# appli chronomètre tour de parole



## twinworld (19 Octobre 2013)

Bonjour à toutes et tous, 

savez-vous s'il existe une application pour iPhone pour chronométrer les tours de parole ? Sur l'AppStore, j'ai trouvé des applications pour chronométrer le temps d'un speech. L'application native "Horloge" de l'iPhone permet de chronométrer des temps de parole successifs, avec l'option "tour".

Ce que je cherche, c'est une application dans laquelle il serait possible d'entrer au préalable le nom des intervenants. On aurait alors une liste où l'on pourrait sélectionner chaque intervenant dans un ordre aléatoire et faire démarrer le chronomètre pour chacun d'eux. L'avantage, par rapport à l'option "tour" de l'appli Horloge, c'est qu'on pourrait sélectionner  un intervenant ayant déjà pris la parole et reprendre la marche du chronomètre là où on l'avait arrêtée précédemment. 

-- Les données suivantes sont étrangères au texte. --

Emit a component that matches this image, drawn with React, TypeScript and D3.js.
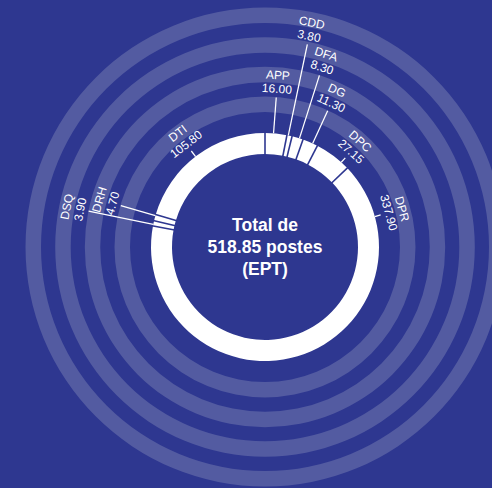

Ce type d'application est utile pour contrôler les temps de parole de chaque débatteur et s'assurer d'une certaine équité. Ainsi, A parle 2'37'' et s'arrête. B parle 3 minutes. Puis on resélectionne A qui reprend la parole et le timer reprend à 2'37''.

Je précise encore que je suis sous iOS 7. 

Merci d'avance pour toutes vos réponses. 
Cordialement

---------- Post added at 21h14 ---------- Previous post was at 20h59 ----------

Je me réponds à moi-même. J'avais déjà cherché mais pas trouvé, c'est pour cela que j'ai ouvert ce poste. Mais je viens de trouver une application qui fait exactement ce que je décris ci-dessous : Meeting Monopolizer Monitor. 

https://itunes.apple.com/ch/app/meeting-monopolizer-monitor/id463775303?l=fr&mt=8

gratuite en plus !! C'est top !


----------



## Locke (19 Octobre 2013)

En effet c'est pas mal, merci de la découverte.


----------